The ironies pile up. Just as the process for development over railyards in Manhattan and Brooklyn raises questions about the process behind the Atlantic Yards approval, so does some news out of Coney Island.

Monday's night's Coney Island Development Corporation information meeting was canceled because of an overflow crowd ready to criticize the Bloomberg Administration's redevelopment plan, as reported by Omar Robau on Kinetic Carnival.

An overflow crowd at the Atlantic Yards public hearing last year meant many interested parties from the immediate neighborhoods were shut out by groups bused in by project supporters. Yes, there were additional "community forums," but they didn't get the same media attention, and many people just gave up. (One forum, of course, was on the day of the primary election.)

Kruger's campaign

The leader of the opposition to the Coney Island plan was State Sen. Carl Kruger, who even said, according to Robau, "This is a backdoor approach to eminent domain!"

(Clearly, the Bloomberg administration didn't hire Forest City Ratner's Bruce Bender, a former Democratic operative in southern Brooklyn, to court Kruger's favor, as the New York Observer pointed out last year. Then again, Kruger is politically malleable; former colleague Seymour Lachman, in his book Three Men In a Room, reported how Kruger, a Democrat, campaigned for Republican Martin Golden in return for new district boundaries that protected his seat.)

According to the Brooklyn Paper, Kruger opposed planning without consultation:
"You made a point tonight, and that is that Bloomberg isn’t going to push his Manhattan plans on Brooklyn without hearing from Brighton Beach, Coney Island and Sheepshead Bay.”


Among those standing with Kruger, the Brooklyn Paper reported, were "more than a dozen men wearing hats that read, 'The Bloomberg Plan: How much $? How long? Who pays.'" (Who organized them?)

And Kruger alleged that the Coney Island Development Corporation stage-managed the meeting (which the CIDC denies). The Brooklyn Paper reported:
“They blocked the first person that came off the elevator that was not one of their people,” Kruger said. “That sends a clear message about whether they were truly planning a public forum.”

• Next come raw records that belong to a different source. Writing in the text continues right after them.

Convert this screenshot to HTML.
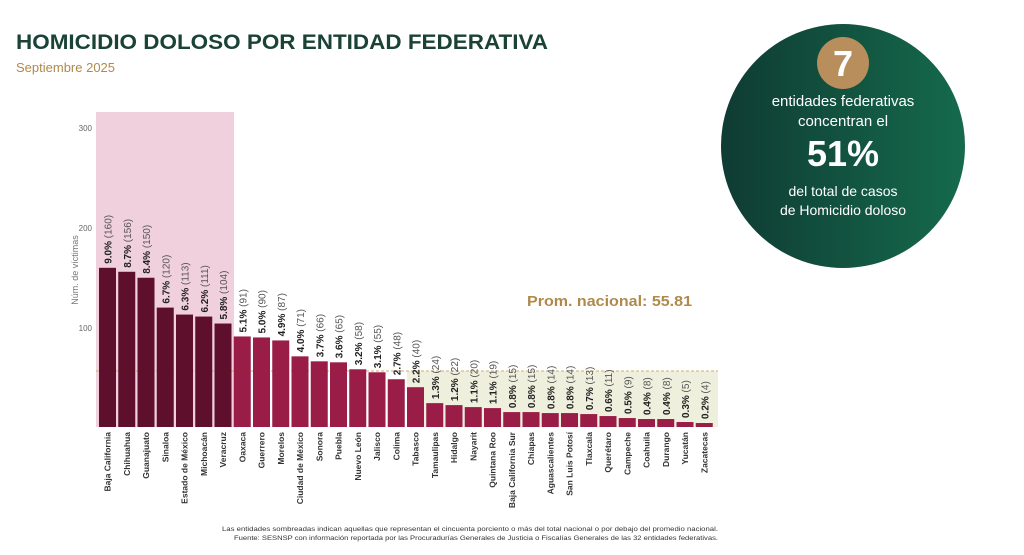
<!DOCTYPE html>
<html><head><meta charset="utf-8"><style>
body{margin:0;width:1024px;height:550px;background:#fff;overflow:hidden;font-family:"Liberation Sans","DejaVu Sans",sans-serif}
</style></head><body>
<svg width="1024" height="550" xmlns="http://www.w3.org/2000/svg" font-family="Liberation Sans, DejaVu Sans, sans-serif">
<defs><linearGradient id="g" x1="0" x2="1" y1="0" y2="0"><stop offset="0" stop-color="#0f3b33"/><stop offset="1" stop-color="#156a4c"/></linearGradient></defs>
<text x="16" y="49" font-size="21" font-weight="bold" fill="#1a4236" textLength="532" lengthAdjust="spacingAndGlyphs">HOMICIDIO DOLOSO POR ENTIDAD FEDERATIVA</text>
<text x="16" y="72" font-size="13" fill="#b08a4a">Septiembre 2025</text>
<rect x="96" y="112" width="138" height="315" fill="#f0d0dc"/>
<rect x="407" y="371" width="311" height="56" fill="#efefde"/>
<line x1="96" y1="371" x2="718" y2="371" stroke="#c9b06a" stroke-dasharray="3,2" stroke-width="1"/>
<g font-size="8" fill="#666" text-anchor="end"><text x="92" y="131">300</text><text x="92" y="231">200</text><text x="92" y="331">100</text></g>
<text transform="translate(78,270) rotate(-90)" font-size="9" fill="#777" text-anchor="middle">Núm. de víctimas</text>
<text x="527" y="306" font-size="15" font-weight="bold" fill="#b08a4a" textLength="165" lengthAdjust="spacingAndGlyphs">Prom. nacional: 55.81</text>
<g id="bars"></g>
<circle cx="843" cy="146" r="122" fill="url(#g)"/>
<circle cx="843" cy="63" r="26" fill="#b78e5c"/>
<text x="843" y="76" font-size="36" font-weight="bold" fill="#fff" text-anchor="middle">7</text>
<g fill="#fff" text-anchor="middle"><text x="843" y="106" font-size="15">entidades federativas</text><text x="843" y="126" font-size="15">concentran el</text><text x="843" y="166" font-size="36" font-weight="bold">51%</text><text x="843" y="196" font-size="14">del total de casos</text><text x="843" y="215" font-size="14">de Homicidio doloso</text></g>
<g font-size="6.5" fill="#333"><text x="222" y="531" textLength="496" lengthAdjust="spacingAndGlyphs">Las entidades sombreadas indican aquellas que representan el cincuenta porciento o más del total nacional o por debajo del promedio nacional.</text><text x="234" y="540" textLength="484" lengthAdjust="spacingAndGlyphs">Fuente: SESNSP con información reportada por las Procuradurías Generales de Justicia o Fiscalías Generales de las 32 entidades federativas.</text></g>
</svg>
<script>
const d=[["Baja California",160,"9.0%"],["Chihuahua",156,"8.7%"],["Guanajuato",150,"8.4%"],["Sinaloa",120,"6.7%"],["Estado de México",113,"6.3%"],["Michoacán",111,"6.2%"],["Veracruz",104,"5.8%"],["Oaxaca",91,"5.1%"],["Guerrero",90,"5.0%"],["Morelos",87,"4.9%"],["Ciudad de México",71,"4.0%"],["Sonora",66,"3.7%"],["Puebla",65,"3.6%"],["Nuevo León",58,"3.2%"],["Jalisco",55,"3.1%"],["Colima",48,"2.7%"],["Tabasco",40,"2.2%"],["Tamaulipas",24,"1.3%"],["Hidalgo",22,"1.2%"],["Nayarit",20,"1.1%"],["Quintana Roo",19,"1.1%"],["Baja California Sur",15,"0.8%"],["Chiapas",15,"0.8%"],["Aguascalientes",14,"0.8%"],["San Luis Potosí",14,"0.8%"],["Tlaxcala",13,"0.7%"],["Querétaro",11,"0.6%"],["Campeche",9,"0.5%"],["Coahuila",8,"0.4%"],["Durango",8,"0.4%"],["Yucatán",5,"0.3%"],["Zacatecas",4,"0.2%"]];
let s="";const B=427;
d.forEach((r,i)=>{const x=99+i*19.25,h=r[1]*0.995,c=x+8.5;
s+=`<rect x="${x}" y="${B-h}" width="17" height="${h}" fill="${i<7?'#5e0f2c':'#9a1d48'}"/>`;
s+=`<text transform="translate(${c+4},${B-h-4}) rotate(-90)" font-size="10" fill="#222"><tspan font-weight="bold">${r[2]}</tspan><tspan fill="#555"> (${r[1]})</tspan></text>`;
s+=`<text transform="translate(${c+3},432) rotate(-90)" font-size="8.5" font-weight="bold" fill="#333" text-anchor="end">${r[0]}</text>`;});
document.getElementById("bars").innerHTML=s;
</script>
</body></html>
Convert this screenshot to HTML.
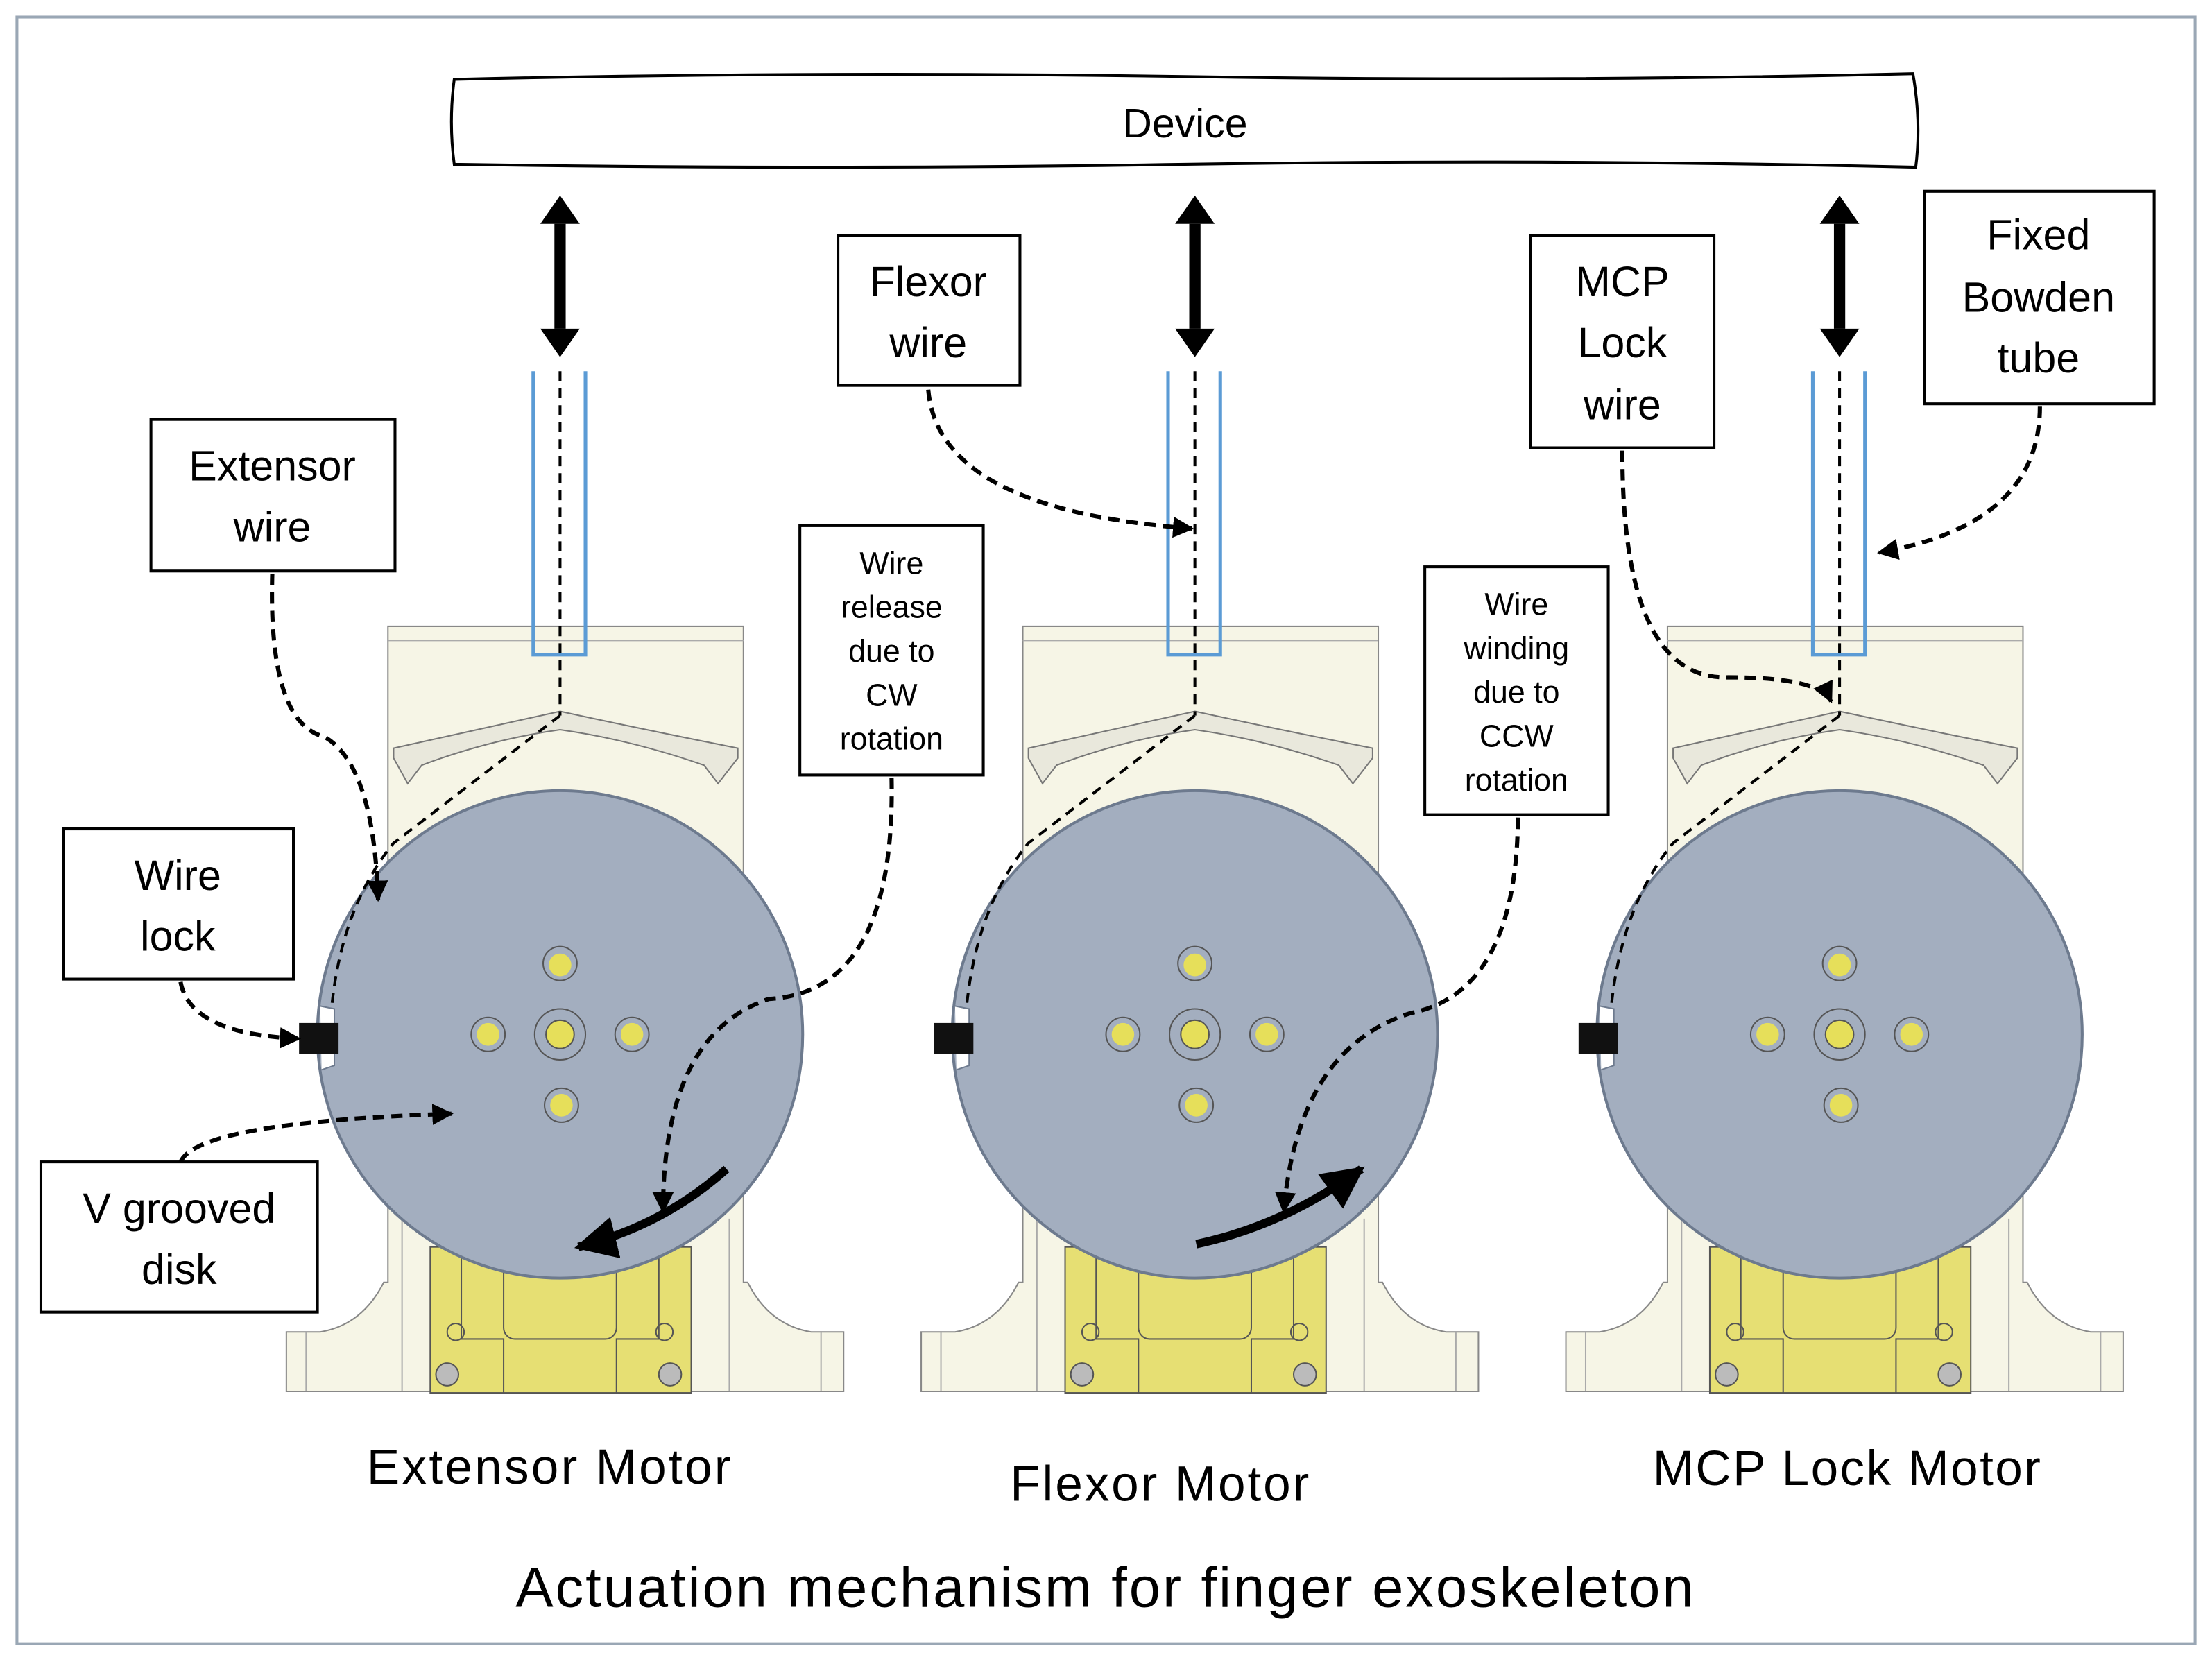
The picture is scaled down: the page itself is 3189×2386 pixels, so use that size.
<!DOCTYPE html>
<html><head><meta charset="utf-8"><style>
html,body{margin:0;padding:0;background:#fff;}
svg{display:block;}
text{font-family:"Liberation Sans",sans-serif;fill:#000;}
</style></head><body>
<svg width="3189" height="2386" viewBox="0 0 1568 1168" preserveAspectRatio="none" xmlns="http://www.w3.org/2000/svg">
<defs>
<marker id="ah" viewBox="0 0 10 10" refX="9" refY="5" markerWidth="5" markerHeight="5" orient="auto"><path d="M0,0 L10,5 L0,10 z" fill="#000"/></marker>
<g id="motor">
  <path d="M-194,982 L-194,940 L-170,940 Q-140,935 -125,905 L-122,905 L-122,442 L130,442 L130,905 L133,905 Q148,935 178,940 L201,940 L201,982 Z" fill="#f6f5e6" stroke="#888" stroke-width="1"/>
  <line x1="-180" y1="940" x2="-180" y2="982" stroke="#aaa"/>
  <line x1="185" y1="940" x2="185" y2="982" stroke="#aaa"/>
  <line x1="-112" y1="860" x2="-112" y2="982" stroke="#aaa"/>
  <line x1="120" y1="860" x2="120" y2="982" stroke="#aaa"/>
  <line x1="-122" y1="452" x2="130" y2="452" stroke="#aaa"/>
  <path d="M-118,528 Q-60,515 0,502 Q60,515 126,528 L126,535 L112,553 L102,540 Q50,522 0,515 Q-50,522 -98,540 L-108,553 L-118,535 Z" fill="#e9e8dc" stroke="#777" stroke-width="1"/>
  <rect x="-92" y="880" width="185" height="103" fill="#e6df73" stroke="#555" stroke-width="1"/>
  <path d="M-70,880 L-70,945 L-40,945 L-40,983 M70,880 L70,945 L40,945 L40,983" fill="none" stroke="#555"/>
  <rect x="-40" y="880" width="80" height="65" rx="8" fill="none" stroke="#555"/>
  <circle cx="-74" cy="940" r="6" fill="none" stroke="#555"/>
  <circle cx="74" cy="940" r="6" fill="none" stroke="#555"/>
  <circle cx="-80" cy="970" r="8" fill="#bbb" stroke="#555"/>
  <circle cx="78" cy="970" r="8" fill="#bbb" stroke="#555"/>
  <circle cx="0" cy="730" r="172" fill="#a3aebf" stroke="#6d7a8e" stroke-width="2"/>
  <circle cx="0" cy="680" r="12" fill="none" stroke="#555"/><circle cx="0" cy="681" r="8" fill="#e6df5a"/>
  <circle cx="0" cy="730" r="18" fill="none" stroke="#555"/><circle cx="0" cy="730" r="10" fill="#e6df5a" stroke="#555"/>
  <circle cx="-51" cy="730" r="12" fill="none" stroke="#555"/><circle cx="-51" cy="730" r="8" fill="#e6df5a"/>
  <circle cx="51" cy="730" r="12" fill="none" stroke="#555"/><circle cx="51" cy="730" r="8" fill="#e6df5a"/>
  <circle cx="1" cy="780" r="12" fill="none" stroke="#555"/><circle cx="1" cy="780" r="8" fill="#e6df5a"/>
  <path d="M-170,710 L-160,712 L-160,752 L-169,755" fill="#fff" stroke="#6d7a8e"/>
  <rect x="-185" y="722" width="28" height="22" fill="#111"/>
  <path d="M-19,262 L-19,462 L18,462 L18,262" fill="none" stroke="#5b9bd5" stroke-width="2.5"/>
  <line x1="0" y1="262" x2="0" y2="505" stroke="#000" stroke-width="2" stroke-dasharray="7,5"/>
  <path d="M0,505 L-118,595 Q-155,640 -162,712" fill="none" stroke="#000" stroke-width="2" stroke-dasharray="7,5"/>
  <line x1="0" y1="158" x2="0" y2="232" stroke="#000" stroke-width="8"/>
  <path d="M-14,158 L0,138 L14,158 Z M-14,232 L0,252 L14,232 Z" fill="#000"/>
</g>
</defs>
<rect x="0" y="0" width="1568" height="1168" fill="#fff"/>
<rect x="12" y="12" width="1544" height="1148" fill="none" stroke="#9aa7b5" stroke-width="2"/>
<path d="M322,56 Q580,50 840,54 Q1100,58 1356,52 Q1362,86 1358,118 Q1100,112 840,116 Q580,120 322,116 Q318,86 322,56 Z" fill="#fff" stroke="#000" stroke-width="2"/>
<text x="840" y="97" font-size="29" text-anchor="middle">Device</text>
<use href="#motor" transform="translate(397,0)"/>
<use href="#motor" transform="translate(847,0)"/>
<use href="#motor" transform="translate(1304,0)"/>
<path d="M515,825 Q470,865 410,880" fill="none" stroke="#000" stroke-width="6" marker-end="url(#ah)"/>
<path d="M848,878 Q910,865 965,825" fill="none" stroke="#000" stroke-width="6" marker-end="url(#ah)"/>
<g fill="#fff" stroke="#000" stroke-width="2">
<rect x="107" y="296" width="173" height="107"/>
<rect x="45" y="585" width="163" height="106"/>
<rect x="29" y="820" width="196" height="106"/>
<rect x="594" y="166" width="129" height="106"/>
<rect x="567" y="371" width="130" height="176"/>
<rect x="1010" y="400" width="130" height="175"/>
<rect x="1085" y="166" width="130" height="150"/>
<rect x="1364" y="135" width="163" height="150"/>
</g>
<g font-size="30" text-anchor="middle">
<text x="193" y="339">Extensor</text><text x="193" y="382">wire</text>
<text x="126" y="628">Wire</text><text x="126" y="671">lock</text>
<text x="127" y="863">V grooved</text><text x="127" y="906">disk</text>
<text x="658" y="209">Flexor</text><text x="658" y="252">wire</text>
<text x="1150" y="209">MCP</text><text x="1150" y="252">Lock</text><text x="1150" y="296">wire</text>
<text x="1445" y="176">Fixed</text><text x="1445" y="220">Bowden</text><text x="1445" y="263">tube</text>
</g>
<g font-size="22" text-anchor="middle">
<text x="632" y="405">Wire</text><text x="632" y="436">release</text><text x="632" y="467">due to</text><text x="632" y="498">CW</text><text x="632" y="529">rotation</text>
<text x="1075" y="434">Wire</text><text x="1075" y="465">winding</text><text x="1075" y="496">due to</text><text x="1075" y="527">CCW</text><text x="1075" y="558">rotation</text>
</g>
<g fill="none" stroke="#000" stroke-width="3" stroke-dasharray="8,5" marker-end="url(#ah)">
<path d="M193,405 Q190,510 230,520 Q265,540 268,635"/>
<path d="M128,693 Q135,730 212,733"/>
<path d="M128,820 Q140,792 320,786"/>
<path d="M658,275 Q665,360 845,373"/>
<path d="M632,549 Q635,700 545,705 Q470,730 470,855"/>
<path d="M1076,577 Q1075,700 1000,715 Q920,740 910,855"/>
<path d="M1150,318 Q1150,480 1225,478 Q1290,478 1298,495"/>
<path d="M1446,287 Q1446,370 1332,390"/>
</g>
<g font-size="35" text-anchor="middle">
<text x="389" y="1047" textLength="258">Extensor  Motor</text>
<text x="822" y="1059" textLength="212">Flexor Motor</text>
<text x="1309" y="1048" textLength="275">MCP Lock Motor</text>
</g>
<text x="783" y="1134" font-size="40" text-anchor="middle" textLength="835">Actuation mechanism for finger exoskeleton</text>
</svg>
</body></html>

That was alleged to happen last year. When the Council of Brooklyn Neighborhoods and Community Board 2 Chairperson Shirley McRae questioned the Empire State Development Corporation's oversight of the public hearing, Kruger was not exactly backing them up.

Nor did he raise questions about the project's costs, eminent domain, or the specter of Manhattanization. Rather, it was about "jobs and housing and communities and neighborhoods and children," all wonderful nouns everyone supports, but unmoored from any real analysis. (Full transcript in DDDB's The Unbearable Lightness of Kruger's NIMBYism.)

"What we care about is our communities," he said. It just depends on whose ox is being gored.